“To Cow” and “To Kow-tow”
Although the idiom to be cowed has nothing to do with Elsie the Cow, the use of corralled in a review of The Magical Chorus by Solomon Volkov in the Washington Post suggests a connection:
The culturati who would, could or should challenge it are cowed and corralled.
The transitive verb cow, meaning “‘To depress with fear’ (Johnson); to dispirit, overawe, intimidate,” may be from an Old Norse word meaning “to force or tyrannize over’.”
Sometimes cow is used as a finite verb, but more often it is used in the infinitive:
It [torture by al-Qaida] is used to intimidate the locals and to try to cow the populace in that area.
Syria and its allies may grow less subtle in their efforts to cow their opponents.
He would find it equally hard to cow the whole of the resurgent middle class.
The end of Thebes cowed Athens, leaving all of Greece temporarily at peace.
More frequently, the verb cow is used in the passive voice or as an adjective:
Outsiders need to speak up, since many locals seem increasingly cowed.
The men are cowed by the psychotic corporal, and a crooked sergeant is complicit.
Cowed and crushed, Jefferson accedes to his arranged defeat in Havana.
University students, once cowed by militias like the Mahdi Army, are feeling freer.
Sometimes cowed is followed by into:
A lot of women let themselves be cowed into giving up their dreams because of others’ expectations.
Time and again, rabbis assured that families were paid off, or cowed into silence.
Someone writing about Southeast Asia in Wikipedia follows the verb cow with an unnecessary down:
Though defeated by the Mughals he was never cowed down by their might.
Unwilling to be cowed down, Sikhs and Hindus counter-attacked and the resulting bloodshed left the province in great disorder.
A very strange use of cow occurs in this passage from a Politico article about a recent election rally:
The younger Trump marveled at the size of the crowd [and] held up the president as an outsider unwilling to cow to experts and institutions . . .
I suspect that the idiom being reached for here was not to cow, but to kow-tow.
NOTE: Both the kow and the tow in kow-tow rhyme with cow.
Presumably, modern Chinese no longer do it, but when China had an emperor, visitants to his presence were required to observe a ceremony involving the Great Kow-tow: three kneelings and nine prostrations before the throne. The OED defines it this way:
kow-tow (noun): The Chinese custom of touching the ground with the forehead in the act of prostrating oneself, as an expression of extreme respect, submission, or worship.
Figuratively, a kow-tow is “an act of obsequious respect.” As a verb, to kow-tow is “to behave in an obsequious manner.”
Here are some examples from the media:
Proffitt, in refusing to kow-tow to Murdoch, left HarperCollins.

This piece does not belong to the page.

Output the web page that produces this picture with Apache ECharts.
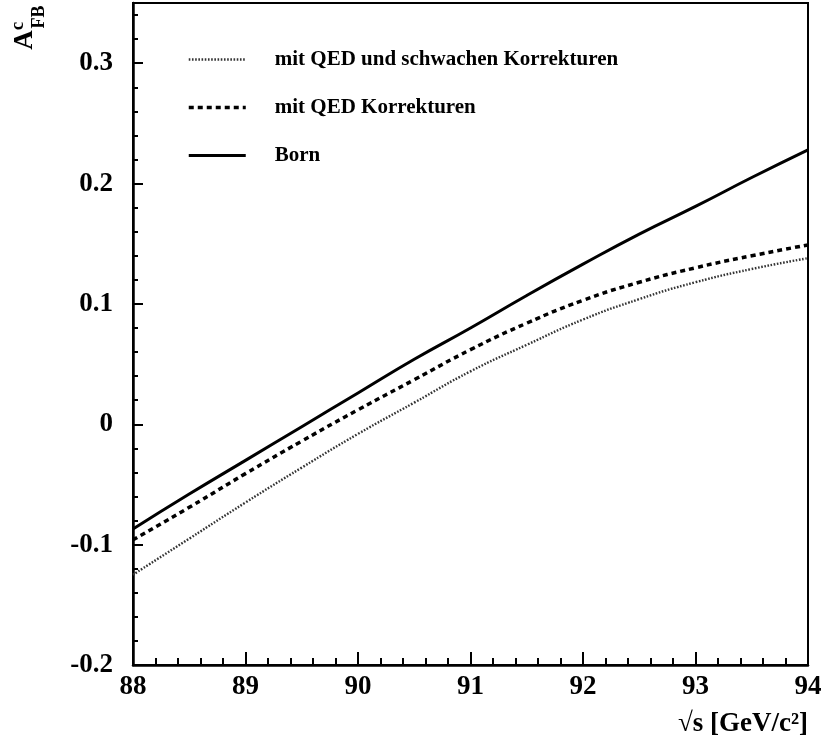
<!DOCTYPE html>
<html>
<head>
<meta charset="utf-8">
<script src="https://cdn.jsdelivr.net/npm/echarts@6/dist/echarts.min.js"></script>
<style>
  html, body { margin: 0; padding: 0; background: #fff; }
  #chart { width: 825px; height: 754px; }
</style>
</head>
<body>
<div id="chart"></div>
<script>
// Centre-of-mass energy sqrt(s) in GeV
const sqrtS = [88, 88.5, 89, 89.5, 90, 90.5, 91, 91.5, 92, 92.5, 93, 93.5, 94];

// Forward-backward asymmetry of charm quarks
const afbBorn     = [-0.087, -0.058, -0.030, -0.002, 0.026, 0.054, 0.080, 0.107, 0.133, 0.158, 0.181, 0.205, 0.228];
const afbQED      = [-0.096, -0.069, -0.041, -0.014, 0.012, 0.037, 0.062, 0.084, 0.103, 0.118, 0.130, 0.140, 0.149];
const afbQEDWeak  = [-0.125, -0.095, -0.065, -0.036, -0.008, 0.018, 0.044, 0.066, 0.087, 0.104, 0.118, 0.129, 0.138];

const seriesNames = [
  'mit QED und schwachen Korrekturen',
  'mit QED Korrekturen',
  'Born'
];

const FONT = '"Liberation Serif", "Times New Roman", serif';

const pairs = ys => sqrtS.map((x, i) => [x, ys[i]]);

const styles = [
  { color: '#333', width: 2.4, type: [1.6, 1.6] },
  { color: '#000', width: 3.5, type: [5, 4] },
  { color: '#000', width: 3, type: 'solid' }
];

const chart = echarts.init(document.getElementById('chart'), null, { renderer: 'canvas' });

chart.setOption({
  backgroundColor: '#fff',
  animation: false,
  grid: {
    left: 133, right: 17, top: 3, bottom: 89,
    show: true, borderColor: '#000', borderWidth: 2
  },
  legend: {
    orient: 'vertical',
    left: 182, top: 44,
    itemWidth: 57, itemHeight: 14, itemGap: 27,
    data: seriesNames.map((name, i) => ({ name, lineStyle: Object.assign({}, styles[i]) })),
    itemStyle: { opacity: 0 },
    textStyle: {
      fontFamily: FONT, fontWeight: 'bold', fontSize: 21, color: '#000',
      padding: [0, 0, 0, 24]
    }
  },
  xAxis: {
    type: 'value',
    min: 88, max: 94, interval: 1,
    axisLine: { show: true, onZero: false, lineStyle: { color: '#000', width: 2.5 } },
    axisTick: { show: true, inside: true, length: 13, lineStyle: { color: '#000', width: 2 } },
    minorTick: { show: true, splitNumber: 5, length: 7, lineStyle: { color: '#000', width: 2 } },
    splitLine: { show: false },
    axisLabel: {
      margin: 9, color: '#000', fontFamily: FONT, fontWeight: 'bold', fontSize: 27
    }
  },
  yAxis: {
    type: 'value',
    min: -0.2, max: 0.35, interval: 0.1,
    axisLine: { show: true, onZero: false, lineStyle: { color: '#000', width: 2.5 } },
    axisTick: { show: true, inside: true, length: 10, lineStyle: { color: '#000', width: 2 } },
    minorTick: { show: true, splitNumber: 5, length: 5, lineStyle: { color: '#000', width: 2 } },
    splitLine: { show: false },
    axisLabel: {
      margin: 20, color: '#000', fontFamily: FONT, fontWeight: 'bold', fontSize: 27,
      showMaxLabel: false,
      formatter: v => (Math.abs(v) < 1e-9 ? '0' : String(Math.round(v * 10) / 10))
    }
  },
  series: [
    {
      name: seriesNames[0], type: 'line', smooth: true, showSymbol: false, symbol: 'none',
      data: pairs(afbQEDWeak),
      itemStyle: { color: styles[0].color },
      lineStyle: styles[0]
    },
    {
      name: seriesNames[1], type: 'line', smooth: true, showSymbol: false, symbol: 'none',
      data: pairs(afbQED),
      itemStyle: { color: styles[1].color },
      lineStyle: styles[1]
    },
    {
      name: seriesNames[2], type: 'line', smooth: true, showSymbol: false, symbol: 'none',
      data: pairs(afbBorn),
      itemStyle: { color: styles[2].color },
      lineStyle: styles[2]
    }
  ],
  graphic: [
    // y-axis title A_FB^c, rotated
    { type: 'text', x: 25, y: 40, rotation: Math.PI / 2,
      style: { text: 'A', font: 'bold 27px ' + FONT, fill: '#000', align: 'center', verticalAlign: 'middle' } },
    { type: 'text', x: 39, y: 17, rotation: Math.PI / 2,
      style: { text: 'FB', font: 'bold 18px ' + FONT, fill: '#000', align: 'center', verticalAlign: 'middle' } },
    { type: 'text', x: 18, y: 26, rotation: Math.PI / 2,
      style: { text: 'c', font: 'bold 19px ' + FONT, fill: '#000', align: 'center', verticalAlign: 'middle' } },
    // x-axis title
    { type: 'text', x: 808, y: 738,
      style: { text: '√s [GeV/c²]', font: 'bold 27px ' + FONT, fill: '#000', align: 'right', verticalAlign: 'bottom' } }
  ]
});
</script>
</body>
</html>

He would raise no money, kow-tow to no special interests, and generally take no prisoners in an experiment in principled legislating.

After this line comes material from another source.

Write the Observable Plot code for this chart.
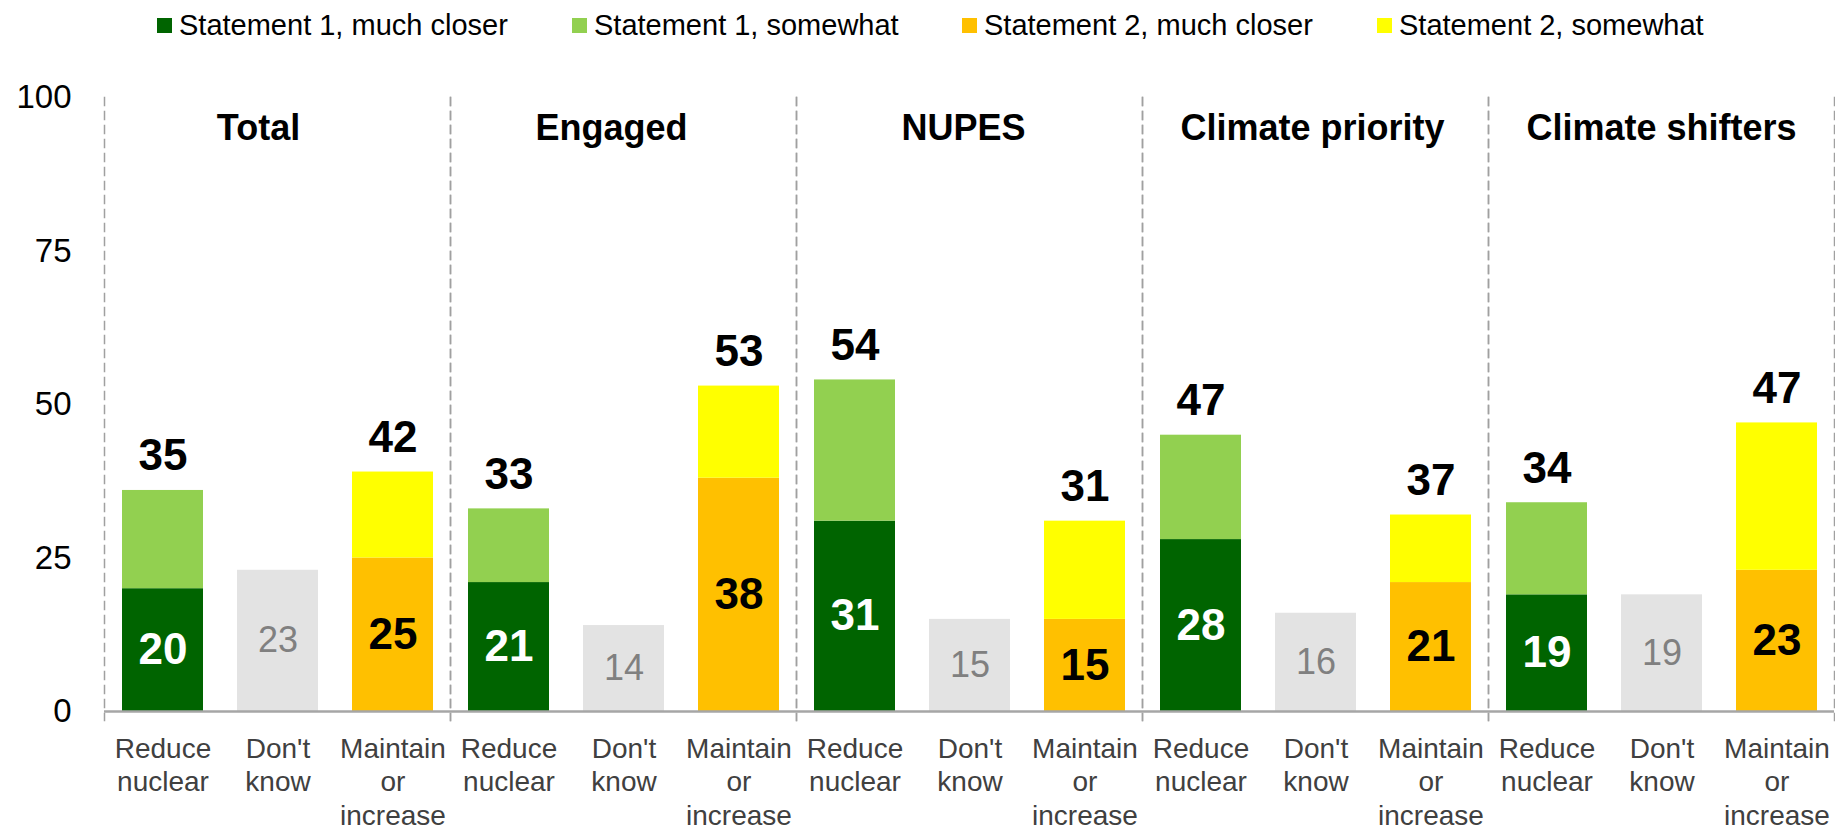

Responsible, intelligent school administrators will put the students’ needs at the highest priority, and recognize that they don’t need to kow-tow to every crank opinion.
Expecting kow-tow to be a word unfamiliar to speakers under fifty, I was surprised to see on the Ngram Viewer that its usage tracks a steady rise from the 1880s to the present, showing a steep rise in the twenty-teens.
Bottomline: The difference between to cow and to kow-tow comes down to the difference between to intimidate and to grovel.